Jann Medlicott Award for Contemporary Art winner George Watson. Photo / Tink Lockett
Jann Medlicott Award for Contemporary Art winner George Watson. Photo / Tink Lockett
Artist George Watson has been named the recipient of the 2026 Jann Medlicott Award for Contemporary Art, a new national accolade recognising significant contributions to Aotearoa’s contemporary art landscape.
The $30,000 prize, facilitated by Toi Tauranga Art Gallery and generously supported by the Acorn Foundation, celebrates a single artwork orbody of work that has made a critical impact within the past year.
The award aims to uplift early- to mid-career contemporary artists, as well as senior artists exploring new mediums.
Watson (Ngāti Porou, Ngāti Mutunga) was honoured for her 2025 exhibition Apologia, presented at Wellington’s Robert Heald Gallery.
The show examined invasion, ancestry and settler identity through carefully chosen materials including wool bale sacking, pins, cultivated sea pearls and paraffin wax.
As part of the award, Watson will stage a new exhibition at Toi Tauranga Art Gallery in November 2026.

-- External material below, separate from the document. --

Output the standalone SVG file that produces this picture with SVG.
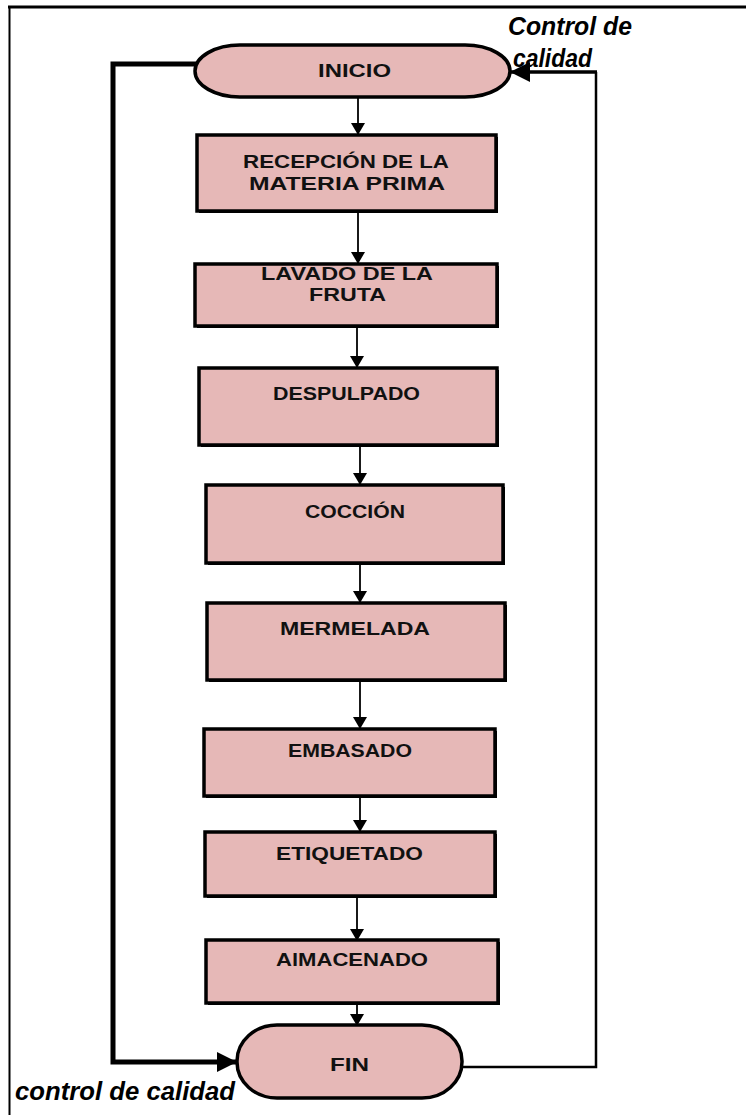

The 2026 judging panel comprised Andrew Clifford, director of Te Whare o Rehua Sarjeant Gallery; Sophie Davis, director of Te Whare Toi o Heretaunga Hastings Art Gallery; and John Vea, an Ōtautahi-based artist working across sculpture, video and performance.
In a joint statement, the judges acknowledged the challenge and privilege of selecting the inaugural award recipient.
“One criterion that sparked significant discussion was that the artist must be ‘rising in prominence’. While this could be interpreted as emerging, we felt it suggests something more nuanced – an artist whose practice is gaining momentum, becoming more visible, more confident in its intentions,” they said.
“Although George has been practising for some time, we focused on her work created within the award’s timeframe and were especially struck by her solo exhibition, Apologia. Known for a sculptural and installation practice that critically engages colonial narratives and questions of cultural identity, Apologia fixes its gaze upon Pākehā settler identity, examining the architectures of nationhood and belonging, and what might be unrealised, suppressed or rendered invisible beneath these structures.”
Toi Tauranga Art Gallery director Sonya Korohina said the gallery is honoured to steward the new award.
“We are extremely grateful that this generous New Zealand art prize now lives within the Toi Tauranga Art Gallery kaupapa for our community,” she says. “Following our hugely celebrated reopening in November and a stunning opening season, we look forward to welcoming George Watson into our spaces and introducing her poignant and beautiful work to our visitors in November.”
Lori Luke, chief executive of the Acorn Foundation, paid tribute to the award’s namesake.
“Jann was a tireless supporter of the arts in the Bay of Plenty and beyond. This new contemporary art prize sits alongside her coveted Jann Medlicott Acorn Prize for Fiction in the Ockham New Zealand Book Awards as two of the most significant prizes for New Zealand artists.
“Gifted in perpetuity, this prize strives to uplift, inspire and support contemporary artists from Aotearoa long into the future.”
Jann Medlicott. Photo / Supplied
Watson said receiving the inaugural award is a profound honour.
“I am incredibly honoured to be awarded the first iteration of the Jann Medlicott Award for Contemporary Art. It has been a privilege to meet some of Jann’s close friends and hear more about her love of, and ongoing support for, the arts in Aotearoa.
“This generous award will undoubtedly have a hugely positive impact on my work and the development of my artistic practice, as well as the practices of future recipients. Thanks also to the judges, the Acorn Foundation and Toi Tauranga Art Gallery. I really look forward to working towards a new exhibition at the gallery in November.”
Watson holds a Bachelor of Media Arts from the Waikato Institute of Technology, an Honours degree in Art History from the University of Auckland, and an MFA from Elam School of Fine Arts.
In 2019, she completed the Maumaus Independent Study Programme in Lisbon, and in 2024 she was an artist-in-residence at the McCahon House Artist Residency.